Once an honor roll student with perfect attendance, Colleen
McGeoghegan dropped out of Pattonville High School and moved in with
her drug dealer.

"My parents thought I was too intelligent to get involved," said
Colleen, looking prim and proper with neatly cropped dark hair and
black-rimmed glasses. She is 20 now, been to hell and back. "Don't be
fooled," she said. "Many adults are ignorant about our lifestyle."

She was 16 in suburbia when she went to her first rave, where she
watched her friend have a seizure. In drugs, she had found an outlet
for common stresses at school and family changes at home. She also had
an undiagnosed manic-depressive disorder and was basically
self-medicating.

Cocaine use led to "a full-blown drug addiction by the end of my
sophomore year." When she couldn't get cocaine, she used meth, so easy
to make and find. Living from one binge to the next, "it was as if I
were dead, waiting for my toe tag."

Because St. Louis has been identified as a city where meth is widely
available and parents are just as widely unaware of it, the region has
been chosen to debut new ads from the Partnership for a Drug-Free
America. Who could have dreamed that the generation that inhaled - and
lied about it to their kids - would be such a bunch of blockheads
about their kids' drug scene? Count me among the clueless.

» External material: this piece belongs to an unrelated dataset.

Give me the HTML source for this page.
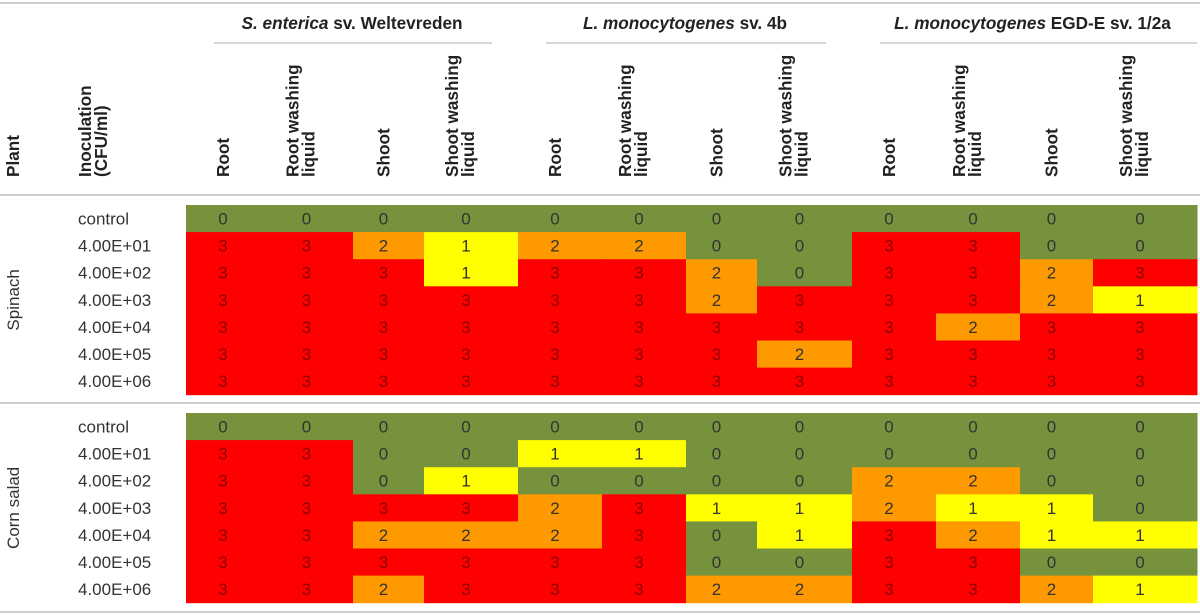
<!DOCTYPE html>
<html><head><meta charset="utf-8"><style>
html,body{margin:0;padding:0;background:#fff;width:1200px;height:616px;overflow:hidden}
svg{display:block;font-family:"Liberation Sans",sans-serif}
</style></head><body>
<svg id="chart" width="1200" height="616" viewBox="0 0 1200 616"></svg>
<script>
const groups = ["S. enterica|sv. Weltevreden","L. monocytogenes|sv. 4b","L. monocytogenes|EGD-E sv. 1/2a"];
const parts = [["Root"],["Root washing","liquid"],["Shoot"],["Shoot washing","liquid"]];
const plants = ["Spinach","Corn salad"];
const inocs = ["control","4.00E+01","4.00E+02","4.00E+03","4.00E+04","4.00E+05","4.00E+06"];
const spinach = [
[0,0,0,0,0,0,0,0,0,0,0,0],
[3,3,2,1,2,2,0,0,3,3,0,0],
[3,3,3,1,3,3,2,0,3,3,2,3],
[3,3,3,3,3,3,2,3,3,3,2,1],
[3,3,3,3,3,3,3,3,3,2,3,3],
[3,3,3,3,3,3,3,2,3,3,3,3],
[3,3,3,3,3,3,3,3,3,3,3,3]];
const cornSalad = [
[0,0,0,0,0,0,0,0,0,0,0,0],
[3,3,0,0,1,1,0,0,0,0,0,0],
[3,3,0,1,0,0,0,0,2,2,0,0],
[3,3,3,3,2,3,1,1,2,1,1,0],
[3,3,2,2,2,3,0,1,3,2,1,1],
[3,3,3,3,3,3,0,0,3,3,0,0],
[3,3,2,3,3,3,2,2,3,3,2,1]];
const blocks = [spinach, cornSalad];

const svg = document.getElementById('chart');
const NS = 'http://www.w3.org/2000/svg';
function mk(tag, attrs, parent){const e=document.createElementNS(NS,tag);for(const k in attrs)e.setAttribute(k,attrs[k]);(parent||svg).appendChild(e);return e;}
const colEdges=[186,270,353,424,518,602,686,757,852,936,1020,1093,1197];
const colX = i => colEdges[i];
const colW = i => colEdges[i+1]-colEdges[i];
const blockTop=[205,413], rowH=27.1;
const rowY=(b,r)=>blockTop[b]+r*rowH;
const fills=["#76923c","#ffff00","#ff9900","#ff0000"];
const txtCol=["#333","#333","#333","#8a0000"];
const HF=17.2, BF=17;

let l;
[[3,0,1200],[195,0,1200],[403,0,1200],[612,0,1200]].forEach((a,i)=>{
 l=mk('line',{x1:a[1],x2:a[2],y1:a[0],y2:a[0],stroke:'#bdbdbd','stroke-width':1.5});
 
 
});
groups.forEach((g,gi)=>{
 const x0=colX(gi*4), x1=colX(gi*4+4);
 l=mk('line',{x1:x0+28,x2:x1-(gi==2?0:26),y1:43,y2:43,stroke:'#bdbdbd','stroke-width':1.2});
 
 
 const [it,rest]=g.split('|');
 const t=mk('text',{x:(x0+x1)/2+(gi==2?8:0),y:29,'text-anchor':'middle','font-size':HF,'font-weight':'bold',fill:'#222'});
 
 
 const a=mk('tspan',{'font-style':'italic'},t);a.textContent=it;
 const b=mk('tspan',{},t);b.textContent=' '+rest;
 parts.forEach((p,pi)=>{
  const ci=gi*4+pi, c=colX(ci)+colW(ci)/2;
  const xs = p.length==1?[c+1]:[c-13,c+3];
  p.forEach((s,si)=>{
   const tt=mk('text',{x:0,y:0,transform:`translate(${xs[si]},177) rotate(-90)`,'font-size':HF,'font-weight':'bold',fill:'#222'});
   
   
   tt.textContent=s;
  });
 });
});
let h=mk('text',{transform:'translate(19,177) rotate(-90)','font-size':HF,'font-weight':'bold',fill:'#222'});


h.textContent='Plant';
[["Inoculation",91],["(CFU/ml)",107]].forEach(a=>{
 const e=mk('text',{transform:`translate(${a[1]},177) rotate(-90)`,'font-size':HF,'font-weight':'bold',fill:'#222'});
 
 
 e.textContent=a[0];
});
blocks.forEach((data,b)=>{
 const pl=mk('text',{transform:`translate(19,${rowY(b,3.5)}) rotate(-90)`,'text-anchor':'middle','font-size':BF,fill:'#333'});
 
 
 pl.textContent=plants[b];
 data.forEach((row,r)=>{
  const lab=mk('text',{x:78,y:rowY(b,r)+19.5,'font-size':BF,fill:'#333'});
  
  
  lab.textContent=inocs[r];
  row.forEach((v,c)=>{
   const rc=mk('rect',{x:colX(c),y:rowY(b,r),width:colW(c)+0.5,height:rowH+0.5,fill:fills[v]});
   
   
   const tx=mk('text',{x:colX(c)+colW(c)/2-5,y:rowY(b,r)+19.5,'text-anchor':'middle','font-size':BF,fill:txtCol[v]});
   
   
   tx.textContent=v;
  });
 });
});
</script>
</body></html>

Missouri is the nation's runaway leader in meth labs. St. Louis is
indentified as an "emerging" market, with the right deadly mix of drug
availability and parental ignorance to become a high-use city.

In one ad, a woman's eye fills the screen. A tweezer is frantically
plucking away the eyebrow as the bloodshot eye stares. The tweezer
yanks and picks until you can barely stand it, and then the camera
pans out to reveal the other eyebrow, plucked raw and bloody. A
woman's voice says, "It's amazing what you can accomplish when you're
on meth."

Remembering the Reefer Madness campaigns of my youth, implying that
one breath of marijuana would land you in the loony bin, I asked
Colleen if she'd done anything like the eyebrow ad on meth. "Oh,
yeah," she said. "One time I was out of it, and I was pinching and
pulling on my face for three days. I'm lucky it didn't leave any scars."

It was news to me that Colleen fits the profile of a meth high-risk
group: high-achieving young women. "It's the superwoman drug. Women
use it to be superwife, superemployee and super thin," Cindy Nichols,
a drug counselor and former meth addict, told Glamour magazine.

According to a survey done for PDFA, only about a quarter of St. Louis
parents believe meth and ecstasy are a risk in their children's
schools, while 40 percent of St. Louis teens reported knowing someone
who uses meth, and half know ecstasy users. Eighteen percent of the
teens have been offered meth, 32 percent ecstasy.

What finally made Colleen quit was the realization it had become a
matter of life and death. Having shared dirty needles, Colleen sweated
out tests for HIV. She is not infected.

She graduated from Parkway Central two years ago and is attending the
University of Missouri at St. Louis, hoping to get a masters in
education. There certainly is much Colleen can teach us.